▶ **What you need to do**: Without the pictures, return all of the material exactly as written.

▶ **Source data**:
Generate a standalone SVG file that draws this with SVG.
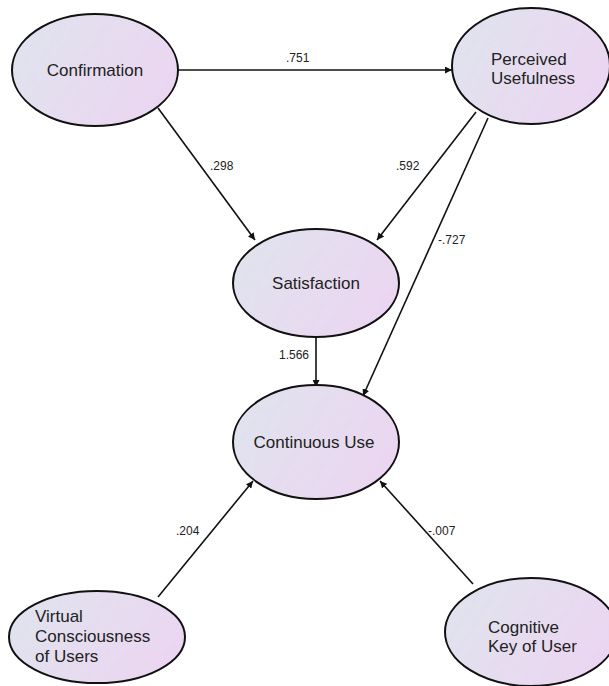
<svg xmlns="http://www.w3.org/2000/svg" width="609" height="686" viewBox="0 0 609 686">
<style>
.node{fill:url(#g);stroke:#111;stroke-width:2}
.t{font-family:"Liberation Sans",Arial,sans-serif;font-size:17px;fill:#222}
.c{text-anchor:middle}
.lb{font-family:"Liberation Sans",Arial,sans-serif;font-size:12px;fill:#222}
.e{stroke:#111;stroke-width:1.6;fill:none;marker-end:url(#a)}
</style>
<defs>
<linearGradient id="g" x1="0" y1="0.3" x2="1" y2="0.7">
<stop offset="0" stop-color="#e0e3ee"/>
<stop offset="1" stop-color="#ecd5f1"/>
</linearGradient>
<marker id="a" viewBox="0 0 10 10" refX="10" refY="5" markerWidth="7" markerHeight="7" markerUnits="userSpaceOnUse" orient="auto">
<path d="M0,0 L10,5 L0,10 z" fill="#111"/>
</marker>
</defs>
<rect width="609" height="686" fill="#fff"/>
<g id="connectors">
<line class="e" x1="178" y1="70" x2="452" y2="70"/>
<line class="e" x1="158" y1="108" x2="255" y2="240"/>
<line class="e" x1="476" y1="112" x2="377" y2="240"/>
<line class="e" x1="488" y1="118" x2="363" y2="396"/>
<line class="e" x1="316" y1="337" x2="316" y2="387"/>
<line class="e" x1="158" y1="597" x2="253" y2="481"/>
<line class="e" x1="473" y1="584" x2="380" y2="481"/>
<text class="lb" x="286" y="62">.751</text>
<text class="lb" x="210" y="170">.298</text>
<text class="lb" x="396" y="170">.592</text>
<text class="lb" x="438" y="244">-.727</text>
<text class="lb" x="279" y="359">1.566</text>
<text class="lb" x="176" y="535">.204</text>
<text class="lb" x="428" y="535">-.007</text>
</g>
<g id="confirmation">
<ellipse class="node" cx="95" cy="70" rx="83" ry="56"/>
<text class="t c" x="95" y="76">Confirmation</text>
</g>
<g id="perceived-usefulness">
<ellipse class="node" cx="531" cy="66" rx="79" ry="58"/>
<text class="t" x="491" y="65">Perceived</text>
<text class="t" x="491" y="84">Usefulness</text>
</g>
<g id="satisfaction">
<ellipse class="node" cx="316" cy="283" rx="83" ry="54"/>
<text class="t c" x="316" y="289">Satisfaction</text>
</g>
<g id="continuous-use">
<ellipse class="node" cx="316" cy="442" rx="83" ry="57"/>
<text class="t c" x="314" y="448">Continuous Use</text>
</g>
<g id="virtual-consciousness">
<ellipse class="node" cx="97" cy="637" rx="88" ry="46"/>
<text class="t" x="35" y="622">Virtual</text>
<text class="t" x="35" y="642">Consciousness</text>
<text class="t" x="35" y="662">of Users</text>
</g>
<g id="cognitive-key">
<ellipse class="node" cx="531" cy="632" rx="86" ry="54"/>
<text class="t" x="488" y="633">Cognitive</text>
<text class="t" x="488" y="652">Key of User</text>
</g>
</svg>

▶ **Response**:
Generate a standalone SVG file that draws this with SVG.
<svg xmlns="http://www.w3.org/2000/svg" width="609" height="686" viewBox="0 0 609 686">
<style>
.node{fill:url(#g);stroke:#111;stroke-width:2}
.t{font-family:"Liberation Sans",Arial,sans-serif;font-size:17px;fill:#222}
.c{text-anchor:middle}
.lb{font-family:"Liberation Sans",Arial,sans-serif;font-size:12px;fill:#222}
.e{stroke:#111;stroke-width:1.6;fill:none;marker-end:url(#a)}
</style>
<defs>
<linearGradient id="g" x1="0" y1="0.3" x2="1" y2="0.7">
<stop offset="0" stop-color="#e0e3ee"/>
<stop offset="1" stop-color="#ecd5f1"/>
</linearGradient>
<marker id="a" viewBox="0 0 10 10" refX="10" refY="5" markerWidth="7" markerHeight="7" markerUnits="userSpaceOnUse" orient="auto">
<path d="M0,0 L10,5 L0,10 z" fill="#111"/>
</marker>
</defs>
<rect width="609" height="686" fill="#fff"/>
<g id="connectors">
<line class="e" x1="178" y1="70" x2="452" y2="70"/>
<line class="e" x1="158" y1="108" x2="255" y2="240"/>
<line class="e" x1="476" y1="112" x2="377" y2="240"/>
<line class="e" x1="488" y1="118" x2="363" y2="396"/>
<line class="e" x1="316" y1="337" x2="316" y2="387"/>
<line class="e" x1="158" y1="597" x2="253" y2="481"/>
<line class="e" x1="473" y1="584" x2="380" y2="481"/>
<text class="lb" x="286" y="62">.751</text>
<text class="lb" x="210" y="170">.298</text>
<text class="lb" x="396" y="170">.592</text>
<text class="lb" x="438" y="244">-.727</text>
<text class="lb" x="279" y="359">1.566</text>
<text class="lb" x="176" y="535">.204</text>
<text class="lb" x="428" y="535">-.007</text>
</g>
<g id="confirmation">
<ellipse class="node" cx="95" cy="70" rx="83" ry="56"/>
<text class="t c" x="95" y="76">Confirmation</text>
</g>
<g id="perceived-usefulness">
<ellipse class="node" cx="531" cy="66" rx="79" ry="58"/>
<text class="t" x="491" y="65">Perceived</text>
<text class="t" x="491" y="84">Usefulness</text>
</g>
<g id="satisfaction">
<ellipse class="node" cx="316" cy="283" rx="83" ry="54"/>
<text class="t c" x="316" y="289">Satisfaction</text>
</g>
<g id="continuous-use">
<ellipse class="node" cx="316" cy="442" rx="83" ry="57"/>
<text class="t c" x="314" y="448">Continuous Use</text>
</g>
<g id="virtual-consciousness">
<ellipse class="node" cx="97" cy="637" rx="88" ry="46"/>
<text class="t" x="35" y="622">Virtual</text>
<text class="t" x="35" y="642">Consciousness</text>
<text class="t" x="35" y="662">of Users</text>
</g>
<g id="cognitive-key">
<ellipse class="node" cx="531" cy="632" rx="86" ry="54"/>
<text class="t" x="488" y="633">Cognitive</text>
<text class="t" x="488" y="652">Key of User</text>
</g>
</svg>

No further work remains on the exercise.